Il secondo spunto riguarda il tema del prossimo convegno ecclesiale nazionale, dedicato al “nuovo umanesimo” Mi pare che ad esso si attagli un’espressione di Giuseppe Pasini tratta da uno scritto del 1969. Cito: “Il gruppo cristiano può ritenersi animato dalla carità se si riscopre cercatore instancabile di nuovi brevetti per costruire la comunità umana; capace di dare al proprio cammino un ritmo più celere di quello della storia”. Fine della citazione. “Nuovi brevetti”, cioè nuove invenzioni non per realizzare un percorso diverso, ma per anticipare una realtà futura che preveda il riscatto dei piccoli, accreditando la prospettiva per cui – cito ancora – “accettare il cielo come prospettiva equivale impegnarsi per la terra”.
L’ultimo spunto viene dalla considerazione della sintonia oggettiva tra la testimonianza di Giovanni e Giuseppe e l’insegnamento di Papa Francesco.
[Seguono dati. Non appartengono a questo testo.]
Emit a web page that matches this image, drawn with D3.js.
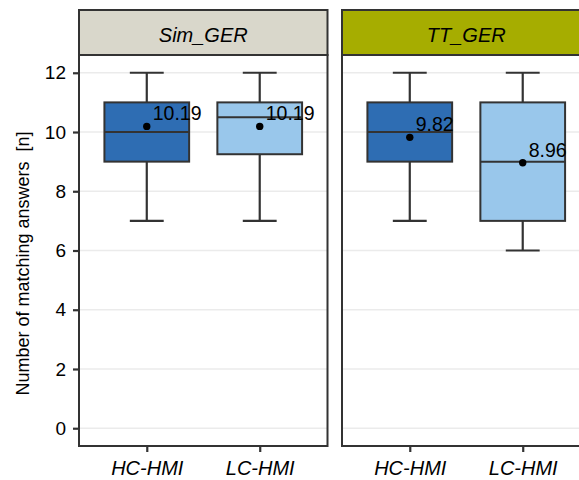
<!DOCTYPE html>
<html>
<head>
<meta charset="utf-8">
<script src="https://cdn.jsdelivr.net/npm/d3@7"></script>
<style>
  html, body { margin: 0; padding: 0; background: #fff; }
  svg { display: block; }
  text { font-family: "Liberation Sans", Arial, Helvetica, sans-serif; fill: #000; }
  .ytitle { white-space: pre; }
</style>
</head>
<body>
<svg id="chart" width="579" height="480"></svg>
<script>
// Facets, groups and box statistics
const facets = ["Sim_GER", "TT_GER"];
const stripFills = ["#d9d7cb", "#a6ad00"];
const groups = ["HC-HMI", "LC-HMI"];
const groupFills = ["#2e6db3", "#99c7eb"];

// per facet, per group
const whiskerLow  = [[7, 7], [7, 6]];
const boxLow      = [[9, 9.25], [9, 7]];
const medians     = [[10, 10.5], [10, 9]];
const boxHigh     = [[11, 11], [11, 11]];
const whiskerHigh = [[12, 12], [12, 12]];
const means       = [[10.19, 10.19], [9.82, 8.96]];

const yTicks = [0, 2, 4, 6, 8, 10, 12];

const svg = d3.select("#chart");
const ink = "#333333";

const panelTop = 55, panelBottom = 446, stripTop = 10;
const panelLefts = [79, 342];
const panelWidth = 248.5;

const y = d3.scaleLinear().domain([-0.6, 12.6]).range([panelBottom, panelTop]);

facets.forEach((facet, fi) => {
  const x0 = panelLefts[fi], x1 = x0 + panelWidth;
  const x = d3.scalePoint().domain(groups).range([x0, x1]).padding(0.6);
  const step = x.step();
  const boxW = step * 0.75, capW = step * 0.3;

  const g = svg.append("g");

  // horizontal grid
  g.selectAll("line.grid").data(yTicks).join("line")
    .attr("x1", x0).attr("x2", x1)
    .attr("y1", d => y(d)).attr("y2", d => y(d))
    .attr("stroke", "#ebebeb").attr("stroke-width", 1.4);

  const rows = groups.map((grp, gi) => ({
    grp, gi,
    wl: whiskerLow[fi][gi], bl: boxLow[fi][gi], md: medians[fi][gi],
    bh: boxHigh[fi][gi], wh: whiskerHigh[fi][gi], mean: means[fi][gi]
  }));

  const b = g.selectAll("g.box").data(rows).join("g");

  // whisker stems
  b.append("line")
    .attr("x1", d => x(d.grp)).attr("x2", d => x(d.grp))
    .attr("y1", d => y(d.wl)).attr("y2", d => y(d.wh))
    .attr("stroke", ink).attr("stroke-width", 2.2);
  // whisker caps
  ["wl", "wh"].forEach(k => {
    b.append("line")
      .attr("x1", d => x(d.grp) - capW / 2).attr("x2", d => x(d.grp) + capW / 2)
      .attr("y1", d => y(d[k])).attr("y2", d => y(d[k]))
      .attr("stroke", ink).attr("stroke-width", 2.2);
  });
  // box
  b.append("rect")
    .attr("x", d => x(d.grp) - boxW / 2).attr("width", boxW)
    .attr("y", d => y(d.bh)).attr("height", d => y(d.bl) - y(d.bh))
    .attr("fill", d => groupFills[d.gi])
    .attr("stroke", ink).attr("stroke-width", 2);
  // median
  b.append("line")
    .attr("x1", d => x(d.grp) - boxW / 2).attr("x2", d => x(d.grp) + boxW / 2)
    .attr("y1", d => y(d.md)).attr("y2", d => y(d.md))
    .attr("stroke", ink).attr("stroke-width", 2);
  // mean point
  b.append("circle")
    .attr("cx", d => x(d.grp)).attr("cy", d => y(d.mean)).attr("r", 3.7)
    .attr("fill", "#000");
  // mean label
  b.append("text")
    .attr("x", d => x(d.grp) + 6).attr("y", d => y(d.mean) - 6)
    .attr("font-size", 19.5)
    .text(d => d.mean.toFixed(2));

  // panel border
  g.append("rect")
    .attr("x", x0).attr("y", panelTop)
    .attr("width", panelWidth).attr("height", panelBottom - panelTop)
    .attr("fill", "none").attr("stroke", ink).attr("stroke-width", 2);

  // strip
  g.append("rect")
    .attr("x", x0).attr("y", stripTop)
    .attr("width", panelWidth).attr("height", panelTop - stripTop)
    .attr("fill", stripFills[fi]).attr("stroke", ink).attr("stroke-width", 2);
  g.append("text")
    .attr("x", (x0 + x1) / 2).attr("y", 41.5)
    .attr("text-anchor", "middle").attr("font-size", 20).attr("font-style", "italic")
    .text(facet);

  // x axis
  const xa = g.append("g")
    .attr("transform", `translate(0,${panelBottom})`)
    .call(d3.axisBottom(x).tickSize(6).tickPadding(9));
  xa.select(".domain").remove();
  xa.selectAll(".tick line").attr("stroke", ink).attr("stroke-width", 2.2);
  xa.selectAll(".tick text")
    .attr("font-size", 20).attr("font-style", "italic")
    .attr("fill", "#000")
    .attr("font-family", "'Liberation Sans', Arial, sans-serif");

  // y axis on the first panel only
  if (fi === 0) {
    const ya = g.append("g")
      .attr("transform", `translate(${x0},0)`)
      .call(d3.axisLeft(y).tickValues(yTicks).tickSize(6).tickPadding(7));
    ya.select(".domain").remove();
    ya.selectAll(".tick line").attr("stroke", ink).attr("stroke-width", 2.2);
    ya.selectAll(".tick text")
      .attr("font-size", 19).attr("fill", "#000")
      .attr("font-family", "'Liberation Sans', Arial, sans-serif");
  }
});

// y axis title
svg.append("text")
  .attr("class", "ytitle")
  .attr("transform", "translate(29,263.5) rotate(-90)")
  .attr("text-anchor", "middle").attr("font-size", 18)
  .text("Number of matching answers  [n]");
</script>
</body>
</html>
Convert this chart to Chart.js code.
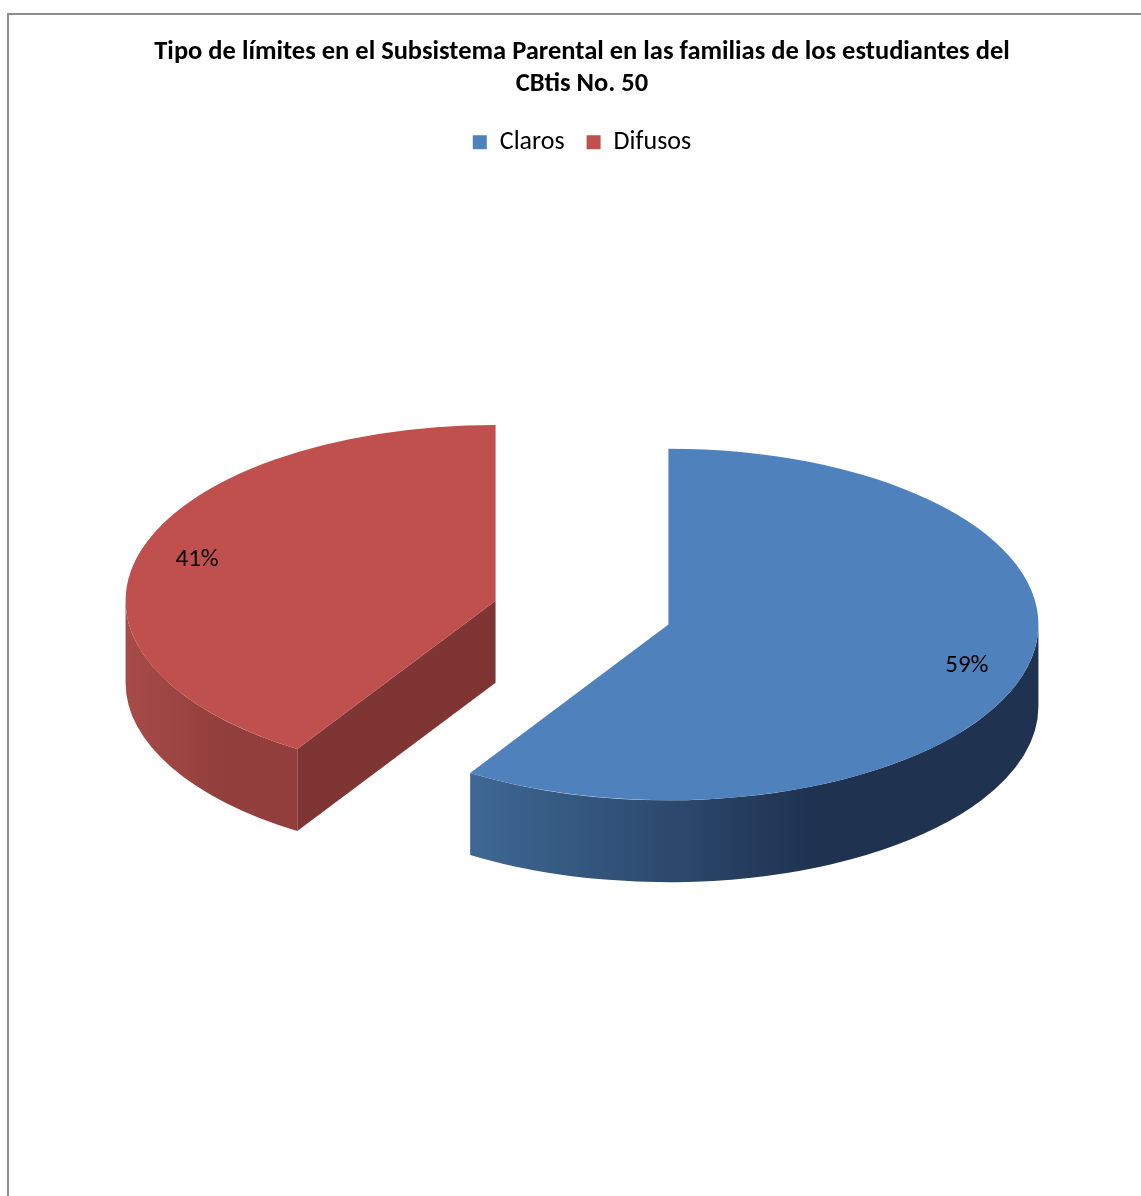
<!DOCTYPE html>
<html>
<head>
<meta charset="utf-8">
<title>Tipo de límites en el Subsistema Parental</title>
<script src="https://cdn.jsdelivr.net/npm/chart.js@4.4.0/dist/chart.umd.min.js"></script>
<style>
    html, body { margin: 0; padding: 0; background: #fff; }
    .chart-frame {
        position: absolute;
        left: 7px;
        top: 13px;
        width: 1134px;
        height: 1183px;
        box-sizing: border-box;
        border-top: 2px solid #8c8c8c;
        border-left: 2px solid #8c8c8c;
    }
    canvas { display: block; }
</style>
</head>
<body>
<div class="chart-frame">
    <canvas id="limitsChart" width="1132" height="1181"></canvas>
</div>
<script>
const categories = ['Claros', 'Difusos'];
const percentages = [59, 41];

// per-slice colours: top face, outer wall (light end / dark end), cut face
const topColors = ['#4f81bd', '#c0504d'];
const wallLight = ['#3e6894', '#a74b48'];
const wallDark = ['#1f3351', '#913e3c'];
const cutColors = ['#1f3351', '#7f3533'];

const FONT = 'Carlito, Lato, "Open Sans", sans-serif';
const TILT = 0.475;     // vertical squash of the disc
const DEPTH = 82;       // disc thickness, px
const EXPLODE = 90;     // how far each slice is pulled out
const LABEL_POS = 0.84; // label distance as a fraction of the radius

// Draws the pie as an exploded, tilted 3D disc.
const pie3d = {
    id: 'pie3d',
    beforeDatasetsDraw(chart) {
        const ctx = chart.ctx;
        const meta = chart.getDatasetMeta(0);
        const total = percentages.reduce((a, b) => a + b, 0);

        const slices = meta.data.map((arc, i) => {
            const p = arc.getProps(['x', 'y', 'startAngle', 'endAngle', 'outerRadius'], true);
            const mid = (p.startAngle + p.endAngle) / 2;
            return {
                arc, i, p, mid,
                cx: p.x + Math.cos(mid) * EXPLODE,
                cy: p.y + Math.sin(mid) * EXPLODE * TILT,
                rx: p.outerRadius,
                ry: p.outerRadius * TILT
            };
        });
        // back slices first
        slices.sort((a, b) => Math.sin(a.mid) - Math.sin(b.mid));

        slices.forEach(s => {
            const {arc, i, p, cx, cy, rx, ry} = s;

            // outer wall, only the part facing the viewer
            for (let k = -1; k <= 1; k++) {
                const lo = Math.max(p.startAngle, 2 * Math.PI * k);
                const hi = Math.min(p.endAngle, 2 * Math.PI * k + Math.PI);
                if (hi <= lo) continue;
                const x1 = cx + rx * Math.cos(hi);
                const x2 = cx + rx * Math.cos(lo);
                const g = ctx.createLinearGradient(Math.min(x1, x2), 0, Math.max(x1, x2), 0);
                g.addColorStop(0, wallLight[i]);
                g.addColorStop(0.6, wallDark[i]);
                g.addColorStop(1, wallDark[i]);
                ctx.beginPath();
                ctx.ellipse(cx, cy, rx, ry, 0, lo, hi);
                ctx.ellipse(cx, cy + DEPTH, rx, ry, 0, hi, lo, true);
                ctx.closePath();
                ctx.fillStyle = g;
                ctx.fill();
            }

            // radial cut faces
            [[p.startAngle, -1], [p.endAngle, 1]].forEach(([a, side]) => {
                if (side * Math.cos(a) <= 0.001) return;
                const ex = cx + rx * Math.cos(a);
                const ey = cy + ry * Math.sin(a);
                ctx.beginPath();
                ctx.moveTo(cx, cy);
                ctx.lineTo(ex, ey);
                ctx.lineTo(ex, ey + DEPTH);
                ctx.lineTo(cx, cy + DEPTH);
                ctx.closePath();
                ctx.fillStyle = cutColors[i];
                ctx.fill();
            });

            // top face: the library's own arc, squashed into an ellipse
            ctx.save();
            ctx.translate(cx, cy);
            ctx.scale(1, TILT);
            ctx.translate(-p.x, -p.y);
            arc.draw(ctx);
            ctx.restore();
        });

        // percentage labels
        ctx.save();
        ctx.fillStyle = '#000';
        ctx.font = '25px ' + FONT;
        ctx.textAlign = 'center';
        ctx.textBaseline = 'middle';
        slices.forEach(s => {
            const v = percentages[s.i];
            const lx = s.cx + Math.cos(s.mid) * s.rx * LABEL_POS;
            const ly = s.cy + Math.sin(s.mid) * s.ry * LABEL_POS;
            ctx.fillText(Math.round(v / total * 100) + '%', lx, ly);
        });
        ctx.restore();

        return false;
    }
};

new Chart(document.getElementById('limitsChart'), {
    type: 'pie',
    data: {
        labels: categories,
        datasets: [{
            data: percentages,
            backgroundColor: topColors,
            borderWidth: 0,
            radius: 370
        }]
    },
    options: {
        responsive: false,
        animation: false,
        events: [],
        layout: {
            padding: { left: 14, right: 0, top: 0, bottom: 136 }
        },
        plugins: {
            title: {
                display: true,
                text: ['Tipo de límites en el Subsistema Parental en las familias de los estudiantes del', 'CBtis No. 50'],
                color: '#000',
                font: { family: FONT, size: 26.5, weight: 'bold', lineHeight: 1.21 },
                padding: { top: 21, bottom: 7 }
            },
            legend: {
                position: 'top',
                labels: {
                    boxWidth: 14,
                    boxHeight: 14,
                    color: '#000',
                    font: { family: FONT, size: 26 },
                    padding: 22
                }
            },
            tooltip: { enabled: false }
        }
    },
    plugins: [pie3d]
});
</script>
</body>
</html>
In uno scritto che reca la data del 13 febbraio 2015, probabilmente l’ultimo prima della morte, Pasini ha notato che Nervo “ha goduto alla elezione di Papa Francesco e ha detto il suo nunc dimittis del vecchio Simeone: la causa della carità era ormai in mani sicure”. Anche qui: riferito a Nervo, ma vale anche per Pasini. Al quale proprio al limite estremo della esistenza terrena è stato dato di essere rassicurato, sul punto, dalla viva voce del Vescovo di Roma. La carità tornata in mani sicure! Il desiderio di testimoni vissuti di carità si fa messaggio e impegno per chi ha l’obbligo di proseguirne l’opera.